[Plotting code records]
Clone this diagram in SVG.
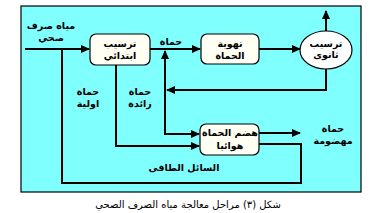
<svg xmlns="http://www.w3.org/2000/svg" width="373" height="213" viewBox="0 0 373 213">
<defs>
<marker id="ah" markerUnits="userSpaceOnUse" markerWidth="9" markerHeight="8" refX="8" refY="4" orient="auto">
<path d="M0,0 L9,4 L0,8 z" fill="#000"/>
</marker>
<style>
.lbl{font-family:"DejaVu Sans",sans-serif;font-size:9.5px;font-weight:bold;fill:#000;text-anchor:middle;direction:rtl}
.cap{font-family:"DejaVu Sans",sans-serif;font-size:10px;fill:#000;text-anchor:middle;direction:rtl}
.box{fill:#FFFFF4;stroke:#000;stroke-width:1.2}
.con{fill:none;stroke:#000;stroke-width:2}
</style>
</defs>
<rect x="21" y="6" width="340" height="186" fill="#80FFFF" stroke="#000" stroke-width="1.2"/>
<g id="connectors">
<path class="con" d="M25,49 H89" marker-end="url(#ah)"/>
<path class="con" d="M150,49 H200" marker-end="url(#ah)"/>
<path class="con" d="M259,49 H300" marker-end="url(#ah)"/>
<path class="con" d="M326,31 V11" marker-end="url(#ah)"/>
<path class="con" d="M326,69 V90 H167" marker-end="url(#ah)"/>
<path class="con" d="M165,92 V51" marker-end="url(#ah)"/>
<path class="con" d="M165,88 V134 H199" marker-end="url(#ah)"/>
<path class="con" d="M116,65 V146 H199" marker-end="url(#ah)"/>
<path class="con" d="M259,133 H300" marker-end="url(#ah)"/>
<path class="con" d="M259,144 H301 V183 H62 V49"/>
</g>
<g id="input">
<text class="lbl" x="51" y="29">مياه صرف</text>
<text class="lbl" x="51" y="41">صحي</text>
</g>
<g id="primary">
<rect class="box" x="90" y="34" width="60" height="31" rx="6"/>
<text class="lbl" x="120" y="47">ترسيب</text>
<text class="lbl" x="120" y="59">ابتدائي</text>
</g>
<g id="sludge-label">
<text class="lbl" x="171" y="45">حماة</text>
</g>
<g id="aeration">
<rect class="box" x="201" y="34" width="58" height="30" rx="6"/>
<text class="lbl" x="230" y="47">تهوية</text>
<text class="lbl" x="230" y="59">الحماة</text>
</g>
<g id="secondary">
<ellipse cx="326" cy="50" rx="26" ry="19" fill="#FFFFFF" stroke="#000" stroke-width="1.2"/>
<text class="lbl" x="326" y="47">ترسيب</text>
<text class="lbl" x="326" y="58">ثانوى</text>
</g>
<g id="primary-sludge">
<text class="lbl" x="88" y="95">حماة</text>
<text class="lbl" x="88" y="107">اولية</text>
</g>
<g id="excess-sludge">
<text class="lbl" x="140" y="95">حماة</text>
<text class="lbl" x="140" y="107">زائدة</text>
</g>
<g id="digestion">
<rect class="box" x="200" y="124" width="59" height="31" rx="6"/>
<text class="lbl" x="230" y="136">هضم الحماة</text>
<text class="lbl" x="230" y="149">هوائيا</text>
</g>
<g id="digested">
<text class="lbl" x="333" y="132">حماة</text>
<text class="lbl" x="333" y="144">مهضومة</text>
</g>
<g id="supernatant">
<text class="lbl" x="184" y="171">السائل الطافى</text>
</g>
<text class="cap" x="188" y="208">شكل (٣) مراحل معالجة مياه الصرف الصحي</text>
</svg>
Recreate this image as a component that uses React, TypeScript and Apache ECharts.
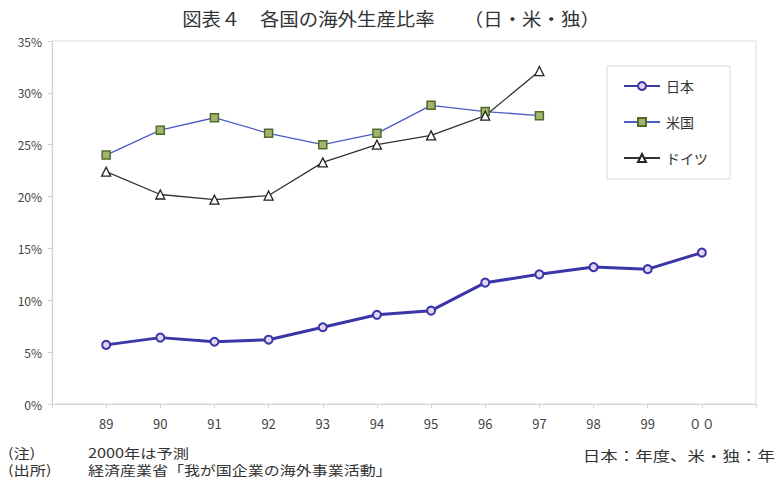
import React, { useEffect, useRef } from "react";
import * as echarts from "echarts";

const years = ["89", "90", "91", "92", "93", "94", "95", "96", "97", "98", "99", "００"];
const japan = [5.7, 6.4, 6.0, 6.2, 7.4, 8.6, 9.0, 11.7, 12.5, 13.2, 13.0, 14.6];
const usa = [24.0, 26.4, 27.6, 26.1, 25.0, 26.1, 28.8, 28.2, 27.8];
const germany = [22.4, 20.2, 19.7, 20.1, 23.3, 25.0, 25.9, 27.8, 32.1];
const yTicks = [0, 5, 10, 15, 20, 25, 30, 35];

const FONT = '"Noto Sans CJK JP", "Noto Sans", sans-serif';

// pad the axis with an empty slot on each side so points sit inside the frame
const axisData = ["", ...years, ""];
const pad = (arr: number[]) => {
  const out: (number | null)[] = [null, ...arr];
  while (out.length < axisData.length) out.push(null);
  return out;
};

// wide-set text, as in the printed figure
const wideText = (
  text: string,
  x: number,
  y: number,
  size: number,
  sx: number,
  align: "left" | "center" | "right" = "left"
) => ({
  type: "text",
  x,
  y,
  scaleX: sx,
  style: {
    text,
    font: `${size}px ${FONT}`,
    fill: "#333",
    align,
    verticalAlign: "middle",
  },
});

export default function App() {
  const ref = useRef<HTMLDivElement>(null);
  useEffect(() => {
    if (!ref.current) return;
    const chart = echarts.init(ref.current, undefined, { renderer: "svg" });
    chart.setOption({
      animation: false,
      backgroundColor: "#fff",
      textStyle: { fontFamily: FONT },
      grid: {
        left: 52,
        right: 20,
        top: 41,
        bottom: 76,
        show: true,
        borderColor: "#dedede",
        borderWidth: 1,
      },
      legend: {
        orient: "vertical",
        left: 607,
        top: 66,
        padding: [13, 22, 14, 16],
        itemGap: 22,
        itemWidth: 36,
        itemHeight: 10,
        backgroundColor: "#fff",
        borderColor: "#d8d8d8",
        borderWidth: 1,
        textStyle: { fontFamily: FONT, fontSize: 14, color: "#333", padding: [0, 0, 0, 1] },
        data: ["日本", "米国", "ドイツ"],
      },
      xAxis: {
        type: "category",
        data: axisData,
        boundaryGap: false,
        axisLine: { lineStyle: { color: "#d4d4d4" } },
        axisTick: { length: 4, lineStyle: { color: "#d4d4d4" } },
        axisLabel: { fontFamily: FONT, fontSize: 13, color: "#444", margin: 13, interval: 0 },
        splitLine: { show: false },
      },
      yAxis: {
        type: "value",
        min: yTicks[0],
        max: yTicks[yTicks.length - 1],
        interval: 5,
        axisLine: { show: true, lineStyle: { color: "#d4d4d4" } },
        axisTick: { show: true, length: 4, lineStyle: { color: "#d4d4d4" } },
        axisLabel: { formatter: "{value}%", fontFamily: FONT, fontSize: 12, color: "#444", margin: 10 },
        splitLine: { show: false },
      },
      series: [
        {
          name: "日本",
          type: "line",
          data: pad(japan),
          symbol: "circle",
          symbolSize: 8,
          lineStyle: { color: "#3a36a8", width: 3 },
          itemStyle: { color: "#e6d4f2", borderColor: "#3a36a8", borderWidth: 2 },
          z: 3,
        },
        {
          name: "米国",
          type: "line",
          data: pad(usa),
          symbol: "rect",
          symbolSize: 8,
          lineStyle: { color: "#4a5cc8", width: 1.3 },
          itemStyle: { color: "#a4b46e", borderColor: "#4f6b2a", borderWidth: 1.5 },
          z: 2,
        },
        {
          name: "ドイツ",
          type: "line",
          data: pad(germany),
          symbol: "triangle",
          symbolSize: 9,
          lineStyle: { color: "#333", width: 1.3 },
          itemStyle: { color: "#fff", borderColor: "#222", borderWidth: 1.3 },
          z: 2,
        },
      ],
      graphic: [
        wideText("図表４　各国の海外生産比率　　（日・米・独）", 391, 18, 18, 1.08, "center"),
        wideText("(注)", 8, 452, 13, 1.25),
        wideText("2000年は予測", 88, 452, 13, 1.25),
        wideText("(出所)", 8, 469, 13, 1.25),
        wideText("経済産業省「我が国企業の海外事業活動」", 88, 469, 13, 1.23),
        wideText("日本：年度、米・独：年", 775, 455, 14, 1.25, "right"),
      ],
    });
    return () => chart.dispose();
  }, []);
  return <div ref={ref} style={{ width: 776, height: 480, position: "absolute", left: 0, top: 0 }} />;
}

- **WHAT YOU WILL DO**:
Without including the pictures, reproduce all entries exactly.

- **RESPONSE TO THE EXERCISE**:
Clone this diagram in SVG.
<svg xmlns="http://www.w3.org/2000/svg" width="373" height="213" viewBox="0 0 373 213">
<defs>
<marker id="ah" markerUnits="userSpaceOnUse" markerWidth="9" markerHeight="8" refX="8" refY="4" orient="auto">
<path d="M0,0 L9,4 L0,8 z" fill="#000"/>
</marker>
<style>
.lbl{font-family:"DejaVu Sans",sans-serif;font-size:9.5px;font-weight:bold;fill:#000;text-anchor:middle;direction:rtl}
.cap{font-family:"DejaVu Sans",sans-serif;font-size:10px;fill:#000;text-anchor:middle;direction:rtl}
.box{fill:#FFFFF4;stroke:#000;stroke-width:1.2}
.con{fill:none;stroke:#000;stroke-width:2}
</style>
</defs>
<rect x="21" y="6" width="340" height="186" fill="#80FFFF" stroke="#000" stroke-width="1.2"/>
<g id="connectors">
<path class="con" d="M25,49 H89" marker-end="url(#ah)"/>
<path class="con" d="M150,49 H200" marker-end="url(#ah)"/>
<path class="con" d="M259,49 H300" marker-end="url(#ah)"/>
<path class="con" d="M326,31 V11" marker-end="url(#ah)"/>
<path class="con" d="M326,69 V90 H167" marker-end="url(#ah)"/>
<path class="con" d="M165,92 V51" marker-end="url(#ah)"/>
<path class="con" d="M165,88 V134 H199" marker-end="url(#ah)"/>
<path class="con" d="M116,65 V146 H199" marker-end="url(#ah)"/>
<path class="con" d="M259,133 H300" marker-end="url(#ah)"/>
<path class="con" d="M259,144 H301 V183 H62 V49"/>
</g>
<g id="input">
<text class="lbl" x="51" y="29">مياه صرف</text>
<text class="lbl" x="51" y="41">صحي</text>
</g>
<g id="primary">
<rect class="box" x="90" y="34" width="60" height="31" rx="6"/>
<text class="lbl" x="120" y="47">ترسيب</text>
<text class="lbl" x="120" y="59">ابتدائي</text>
</g>
<g id="sludge-label">
<text class="lbl" x="171" y="45">حماة</text>
</g>
<g id="aeration">
<rect class="box" x="201" y="34" width="58" height="30" rx="6"/>
<text class="lbl" x="230" y="47">تهوية</text>
<text class="lbl" x="230" y="59">الحماة</text>
</g>
<g id="secondary">
<ellipse cx="326" cy="50" rx="26" ry="19" fill="#FFFFFF" stroke="#000" stroke-width="1.2"/>
<text class="lbl" x="326" y="47">ترسيب</text>
<text class="lbl" x="326" y="58">ثانوى</text>
</g>
<g id="primary-sludge">
<text class="lbl" x="88" y="95">حماة</text>
<text class="lbl" x="88" y="107">اولية</text>
</g>
<g id="excess-sludge">
<text class="lbl" x="140" y="95">حماة</text>
<text class="lbl" x="140" y="107">زائدة</text>
</g>
<g id="digestion">
<rect class="box" x="200" y="124" width="59" height="31" rx="6"/>
<text class="lbl" x="230" y="136">هضم الحماة</text>
<text class="lbl" x="230" y="149">هوائيا</text>
</g>
<g id="digested">
<text class="lbl" x="333" y="132">حماة</text>
<text class="lbl" x="333" y="144">مهضومة</text>
</g>
<g id="supernatant">
<text class="lbl" x="184" y="171">السائل الطافى</text>
</g>
<text class="cap" x="188" y="208">شكل (٣) مراحل معالجة مياه الصرف الصحي</text>
</svg>
Recreate this image as a component that uses React, TypeScript and Apache ECharts.
import React, { useEffect, useRef } from "react";
import * as echarts from "echarts";

const years = ["89", "90", "91", "92", "93", "94", "95", "96", "97", "98", "99", "００"];
const japan = [5.7, 6.4, 6.0, 6.2, 7.4, 8.6, 9.0, 11.7, 12.5, 13.2, 13.0, 14.6];
const usa = [24.0, 26.4, 27.6, 26.1, 25.0, 26.1, 28.8, 28.2, 27.8];
const germany = [22.4, 20.2, 19.7, 20.1, 23.3, 25.0, 25.9, 27.8, 32.1];
const yTicks = [0, 5, 10, 15, 20, 25, 30, 35];

const FONT = '"Noto Sans CJK JP", "Noto Sans", sans-serif';

// pad the axis with an empty slot on each side so points sit inside the frame
const axisData = ["", ...years, ""];
const pad = (arr: number[]) => {
  const out: (number | null)[] = [null, ...arr];
  while (out.length < axisData.length) out.push(null);
  return out;
};

// wide-set text, as in the printed figure
const wideText = (
  text: string,
  x: number,
  y: number,
  size: number,
  sx: number,
  align: "left" | "center" | "right" = "left"
) => ({
  type: "text",
  x,
  y,
  scaleX: sx,
  style: {
    text,
    font: `${size}px ${FONT}`,
    fill: "#333",
    align,
    verticalAlign: "middle",
  },
});

export default function App() {
  const ref = useRef<HTMLDivElement>(null);
  useEffect(() => {
    if (!ref.current) return;
    const chart = echarts.init(ref.current, undefined, { renderer: "svg" });
    chart.setOption({
      animation: false,
      backgroundColor: "#fff",
      textStyle: { fontFamily: FONT },
      grid: {
        left: 52,
        right: 20,
        top: 41,
        bottom: 76,
        show: true,
        borderColor: "#dedede",
        borderWidth: 1,
      },
      legend: {
        orient: "vertical",
        left: 607,
        top: 66,
        padding: [13, 22, 14, 16],
        itemGap: 22,
        itemWidth: 36,
        itemHeight: 10,
        backgroundColor: "#fff",
        borderColor: "#d8d8d8",
        borderWidth: 1,
        textStyle: { fontFamily: FONT, fontSize: 14, color: "#333", padding: [0, 0, 0, 1] },
        data: ["日本", "米国", "ドイツ"],
      },
      xAxis: {
        type: "category",
        data: axisData,
        boundaryGap: false,
        axisLine: { lineStyle: { color: "#d4d4d4" } },
        axisTick: { length: 4, lineStyle: { color: "#d4d4d4" } },
        axisLabel: { fontFamily: FONT, fontSize: 13, color: "#444", margin: 13, interval: 0 },
        splitLine: { show: false },
      },
      yAxis: {
        type: "value",
        min: yTicks[0],
        max: yTicks[yTicks.length - 1],
        interval: 5,
        axisLine: { show: true, lineStyle: { color: "#d4d4d4" } },
        axisTick: { show: true, length: 4, lineStyle: { color: "#d4d4d4" } },
        axisLabel: { formatter: "{value}%", fontFamily: FONT, fontSize: 12, color: "#444", margin: 10 },
        splitLine: { show: false },
      },
      series: [
        {
          name: "日本",
          type: "line",
          data: pad(japan),
          symbol: "circle",
          symbolSize: 8,
          lineStyle: { color: "#3a36a8", width: 3 },
          itemStyle: { color: "#e6d4f2", borderColor: "#3a36a8", borderWidth: 2 },
          z: 3,
        },
        {
          name: "米国",
          type: "line",
          data: pad(usa),
          symbol: "rect",
          symbolSize: 8,
          lineStyle: { color: "#4a5cc8", width: 1.3 },
          itemStyle: { color: "#a4b46e", borderColor: "#4f6b2a", borderWidth: 1.5 },
          z: 2,
        },
        {
          name: "ドイツ",
          type: "line",
          data: pad(germany),
          symbol: "triangle",
          symbolSize: 9,
          lineStyle: { color: "#333", width: 1.3 },
          itemStyle: { color: "#fff", borderColor: "#222", borderWidth: 1.3 },
          z: 2,
        },
      ],
      graphic: [
        wideText("図表４　各国の海外生産比率　　（日・米・独）", 391, 18, 18, 1.08, "center"),
        wideText("(注)", 8, 452, 13, 1.25),
        wideText("2000年は予測", 88, 452, 13, 1.25),
        wideText("(出所)", 8, 469, 13, 1.25),
        wideText("経済産業省「我が国企業の海外事業活動」", 88, 469, 13, 1.23),
        wideText("日本：年度、米・独：年", 775, 455, 14, 1.25, "right"),
      ],
    });
    return () => chart.dispose();
  }, []);
  return <div ref={ref} style={{ width: 776, height: 480, position: "absolute", left: 0, top: 0 }} />;
}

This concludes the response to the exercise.